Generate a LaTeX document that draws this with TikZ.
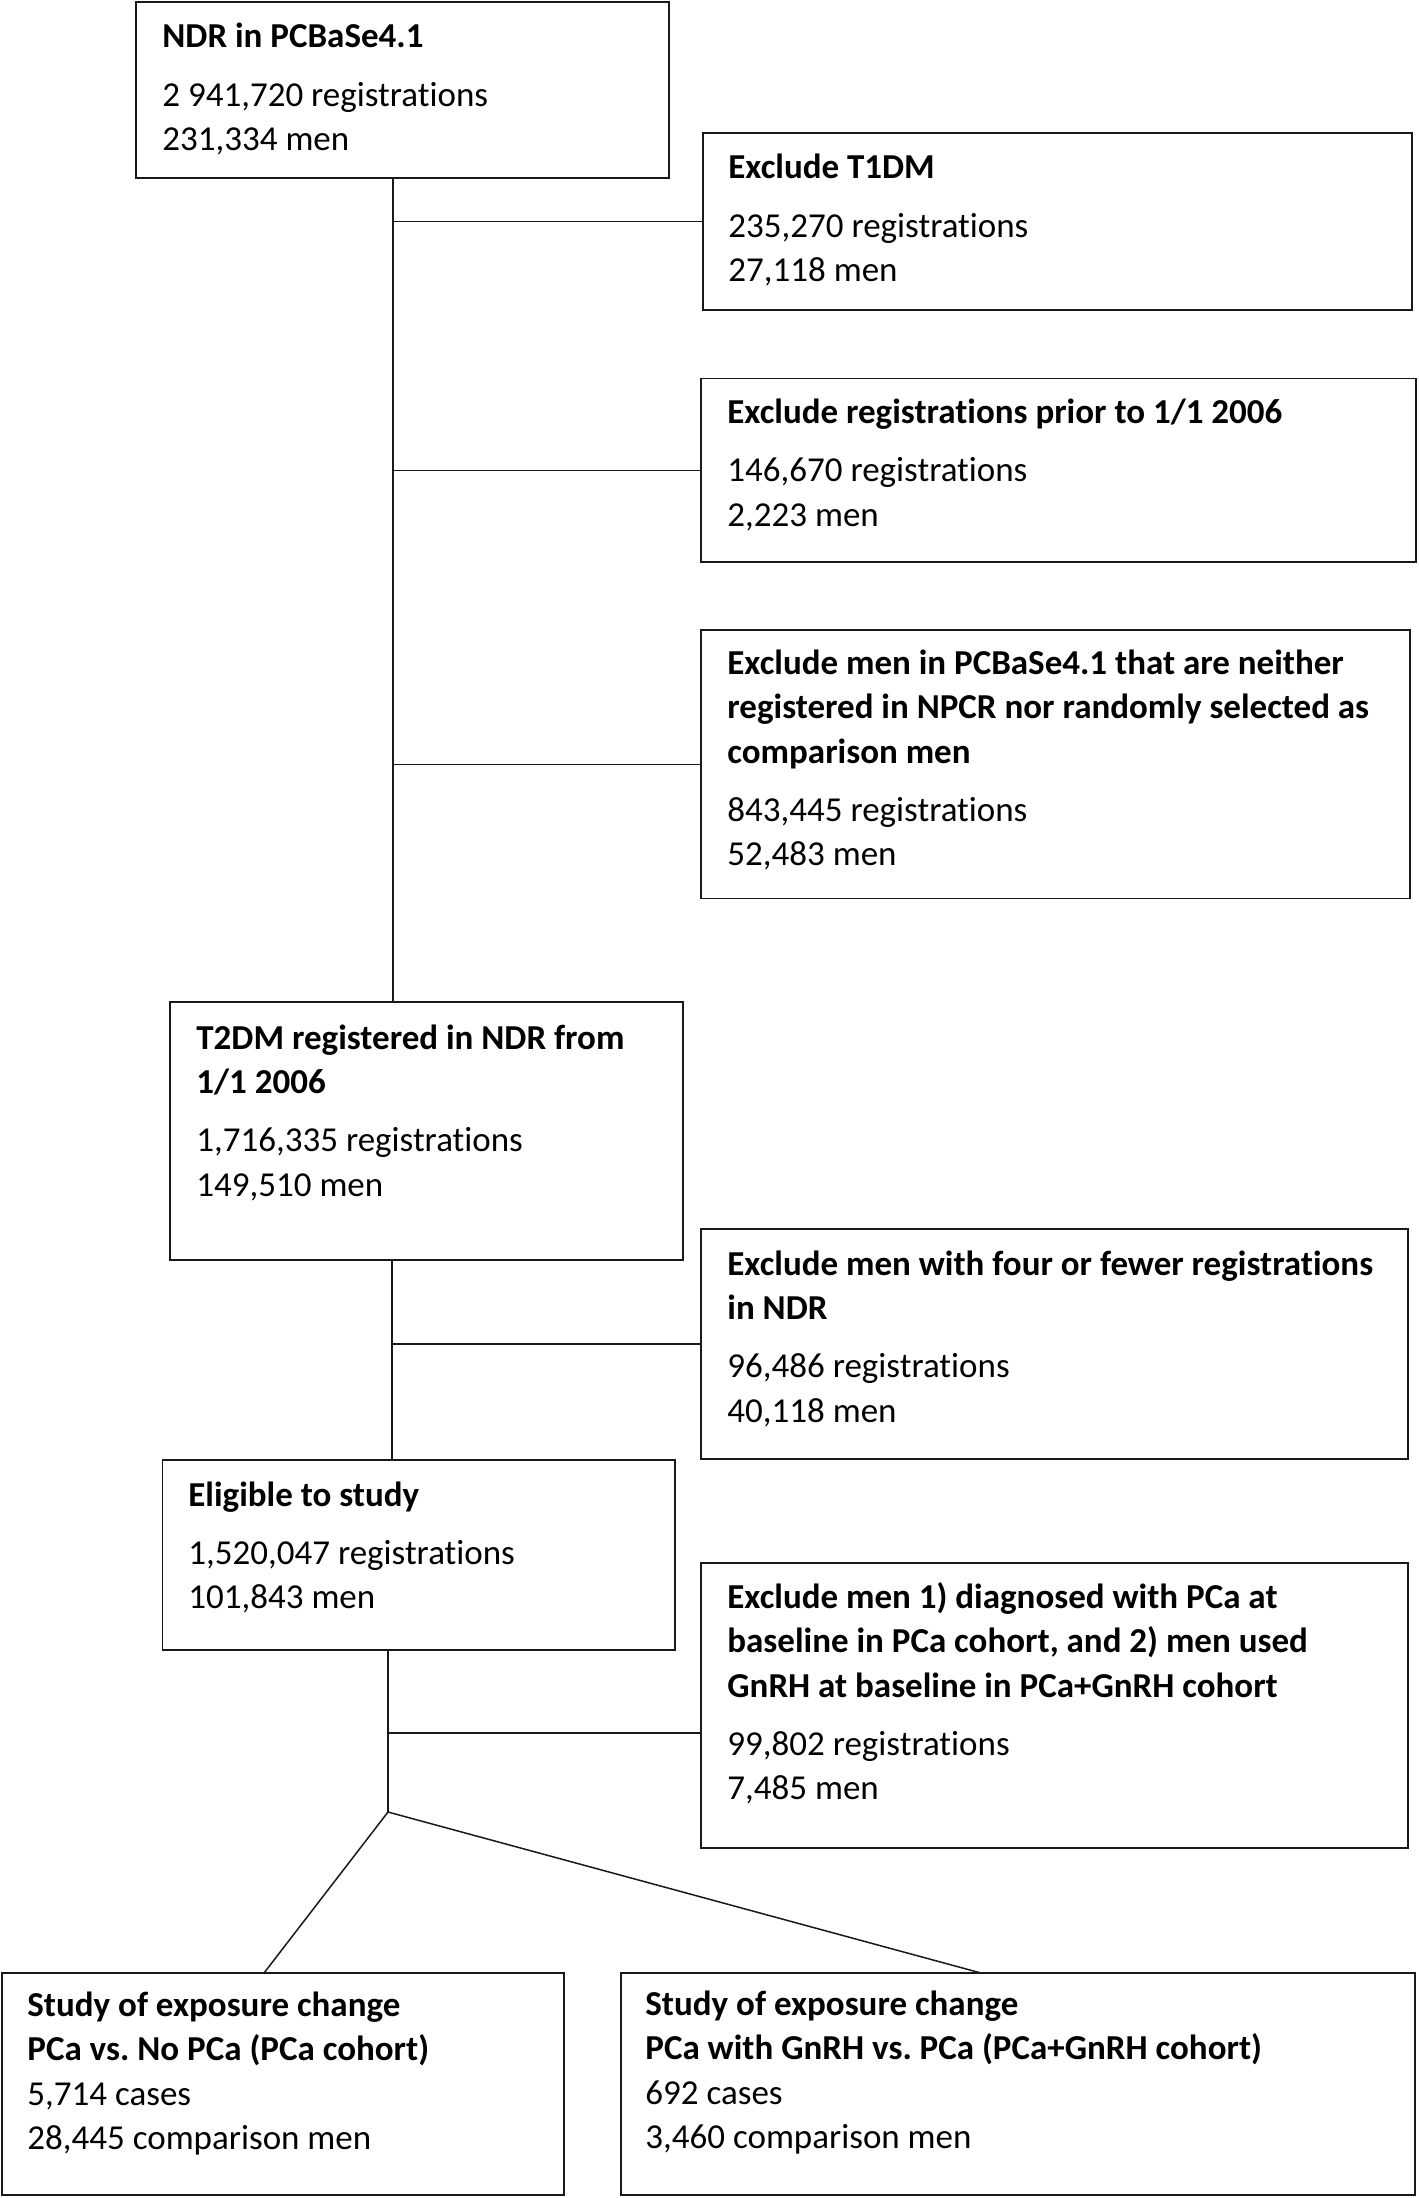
\documentclass[tikz,border=0pt]{standalone}
\usepackage{fontspec}
\setmainfont[Ligatures=NoCommon]{Carlito}
\begin{document}
\frenchspacing
\begin{tikzpicture}[x=0.5pt,y=-0.5pt,
  box/.style={draw=black!90,line width=0.75pt,inner sep=0pt,outer sep=0pt,anchor=north west},
  txt/.style={inner sep=0pt,anchor=base west,font=\fontsize{17.5}{22.25}\selectfont},
  link/.style={draw=black!90,line width=0.75pt}]
\useasboundingbox (0,0) rectangle (1418,2198);
\newcommand{\tg}{6.8pt}
\newcommand{\lines}[1]{\parbox[t]{345pt}{\raggedright\frenchspacing #1}}
% boxes
\node[box,minimum width=266.5pt,minimum height=88pt] (b1) at (136,2) {};
\node[box,minimum width=354.5pt,minimum height=88.5pt] (b2) at (703,133) {};
\node[box,minimum width=357.5pt,minimum height=91.7pt] (b3) at (701,378.6) {};
\node[box,minimum width=354.5pt,minimum height=134.3pt] (b4) at (701,630) {};
\node[box,minimum width=256.5pt,minimum height=129pt] (b5) at (170,1002) {};
\node[box,minimum width=353.5pt,minimum height=115pt] (b6) at (701,1229) {};
\node[box,minimum width=256.2pt,minimum height=95pt] (b7) at (162.5,1460) {};
\node[box,minimum width=353.5pt,minimum height=142.5pt] (b8) at (701,1563) {};
\node[box,minimum width=281pt,minimum height=111pt] (b9) at (2,1973) {};
\node[box,minimum width=397pt,minimum height=111pt] (b10) at (621,1973) {};
% texts
\node[txt] (x1) at (162,48) {\lines{\textbf{NDR in PCBaSe4.1}\\[\tg]2 941,720 registrations\\231,334 men}};
\node[txt] (x2) at (728,179) {\lines{\textbf{Exclude T1DM}\\[\tg]235,270 registrations\\27,118 men}};
\node[txt] (x3) at (727,423.6) {\lines{\textbf{Exclude registrations prior to 1/1 2006}\\[\tg]146,670 registrations\\2,223 men}};
\node[txt] (x4) at (727,674) {\lines{\textbf{Exclude men in PCBaSe4.1 that are neither}\\\textbf{registered in NPCR nor randomly selected as}\\\textbf{comparison men}\\[\tg]843,445 registrations\\52,483 men}};
\node[txt] (x5) at (196,1049) {\lines{\textbf{T2DM registered in NDR from}\\\textbf{1/1 2006}\\[\tg]1,716,335 registrations\\149,510 men}};
\node[txt] (x6) at (727,1275) {\lines{\textbf{Exclude men with four or fewer registrations}\\\textbf{in NDR}\\[\tg]96,486 registrations\\40,118 men}};
\node[txt] (x7) at (188,1506) {\lines{\textbf{Eligible to study}\\[\tg]1,520,047 registrations\\101,843 men}};
\node[txt] (x8) at (727,1608) {\lines{\textbf{Exclude men 1) diagnosed with PCa at}\\\textbf{baseline in PCa cohort, and 2) men used}\\\textbf{GnRH at baseline in PCa+GnRH cohort}\\[\tg]99,802 registrations\\7,485 men}};
\node[txt] (x9) at (27,2016) {\lines{\textbf{Study of exposure change}\\\textbf{PCa vs. No PCa (PCa cohort)}\\5,714 cases\\28,445 comparison men}};
\node[txt] (x10) at (645,2015) {\lines{\textbf{Study of exposure change}\\\textbf{PCa with GnRH vs. PCa (PCa+GnRH cohort)}\\692 cases\\3,460 comparison men}};
% connector coordinates
\coordinate (ta) at (393,0);
\coordinate (tb) at (392,0);
\coordinate (j5) at (388,1733);
\coordinate (jn) at (388,1812);
\coordinate (e9) at (264,1973);
\coordinate (e10) at (981,1973);
% connectors
\draw[link] (b1.south -| ta) -- (b5.north -| ta);
\draw[link] (b2.west -| ta) -- (b2.west);
\draw[link] (b3.west -| ta) -- (b3.west);
\draw[link] (b4.west -| ta) -- (b4.west);
\draw[link] (b5.south -| tb) -- (b7.north -| tb);
\draw[link] (b6.west -| tb) -- (b6.west);
\draw[link] (b7.south -| jn) -- (jn);
\draw[link] (j5) -- (b8.west |- j5);
\draw[link] (jn) -- (e9);
\draw[link] (jn) -- (e10);
\end{tikzpicture}
\end{document}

## Written task
Skipping the pictures, transcribe each line above exactly as it appears.

## Exercise result
Generate a LaTeX document that draws this with TikZ.
\documentclass[tikz,border=0pt]{standalone}
\usepackage{fontspec}
\setmainfont[Ligatures=NoCommon]{Carlito}
\begin{document}
\frenchspacing
\begin{tikzpicture}[x=0.5pt,y=-0.5pt,
  box/.style={draw=black!90,line width=0.75pt,inner sep=0pt,outer sep=0pt,anchor=north west},
  txt/.style={inner sep=0pt,anchor=base west,font=\fontsize{17.5}{22.25}\selectfont},
  link/.style={draw=black!90,line width=0.75pt}]
\useasboundingbox (0,0) rectangle (1418,2198);
\newcommand{\tg}{6.8pt}
\newcommand{\lines}[1]{\parbox[t]{345pt}{\raggedright\frenchspacing #1}}
% boxes
\node[box,minimum width=266.5pt,minimum height=88pt] (b1) at (136,2) {};
\node[box,minimum width=354.5pt,minimum height=88.5pt] (b2) at (703,133) {};
\node[box,minimum width=357.5pt,minimum height=91.7pt] (b3) at (701,378.6) {};
\node[box,minimum width=354.5pt,minimum height=134.3pt] (b4) at (701,630) {};
\node[box,minimum width=256.5pt,minimum height=129pt] (b5) at (170,1002) {};
\node[box,minimum width=353.5pt,minimum height=115pt] (b6) at (701,1229) {};
\node[box,minimum width=256.2pt,minimum height=95pt] (b7) at (162.5,1460) {};
\node[box,minimum width=353.5pt,minimum height=142.5pt] (b8) at (701,1563) {};
\node[box,minimum width=281pt,minimum height=111pt] (b9) at (2,1973) {};
\node[box,minimum width=397pt,minimum height=111pt] (b10) at (621,1973) {};
% texts
\node[txt] (x1) at (162,48) {\lines{\textbf{NDR in PCBaSe4.1}\\[\tg]2 941,720 registrations\\231,334 men}};
\node[txt] (x2) at (728,179) {\lines{\textbf{Exclude T1DM}\\[\tg]235,270 registrations\\27,118 men}};
\node[txt] (x3) at (727,423.6) {\lines{\textbf{Exclude registrations prior to 1/1 2006}\\[\tg]146,670 registrations\\2,223 men}};
\node[txt] (x4) at (727,674) {\lines{\textbf{Exclude men in PCBaSe4.1 that are neither}\\\textbf{registered in NPCR nor randomly selected as}\\\textbf{comparison men}\\[\tg]843,445 registrations\\52,483 men}};
\node[txt] (x5) at (196,1049) {\lines{\textbf{T2DM registered in NDR from}\\\textbf{1/1 2006}\\[\tg]1,716,335 registrations\\149,510 men}};
\node[txt] (x6) at (727,1275) {\lines{\textbf{Exclude men with four or fewer registrations}\\\textbf{in NDR}\\[\tg]96,486 registrations\\40,118 men}};
\node[txt] (x7) at (188,1506) {\lines{\textbf{Eligible to study}\\[\tg]1,520,047 registrations\\101,843 men}};
\node[txt] (x8) at (727,1608) {\lines{\textbf{Exclude men 1) diagnosed with PCa at}\\\textbf{baseline in PCa cohort, and 2) men used}\\\textbf{GnRH at baseline in PCa+GnRH cohort}\\[\tg]99,802 registrations\\7,485 men}};
\node[txt] (x9) at (27,2016) {\lines{\textbf{Study of exposure change}\\\textbf{PCa vs. No PCa (PCa cohort)}\\5,714 cases\\28,445 comparison men}};
\node[txt] (x10) at (645,2015) {\lines{\textbf{Study of exposure change}\\\textbf{PCa with GnRH vs. PCa (PCa+GnRH cohort)}\\692 cases\\3,460 comparison men}};
% connector coordinates
\coordinate (ta) at (393,0);
\coordinate (tb) at (392,0);
\coordinate (j5) at (388,1733);
\coordinate (jn) at (388,1812);
\coordinate (e9) at (264,1973);
\coordinate (e10) at (981,1973);
% connectors
\draw[link] (b1.south -| ta) -- (b5.north -| ta);
\draw[link] (b2.west -| ta) -- (b2.west);
\draw[link] (b3.west -| ta) -- (b3.west);
\draw[link] (b4.west -| ta) -- (b4.west);
\draw[link] (b5.south -| tb) -- (b7.north -| tb);
\draw[link] (b6.west -| tb) -- (b6.west);
\draw[link] (b7.south -| jn) -- (jn);
\draw[link] (j5) -- (b8.west |- j5);
\draw[link] (jn) -- (e9);
\draw[link] (jn) -- (e10);
\end{tikzpicture}
\end{document}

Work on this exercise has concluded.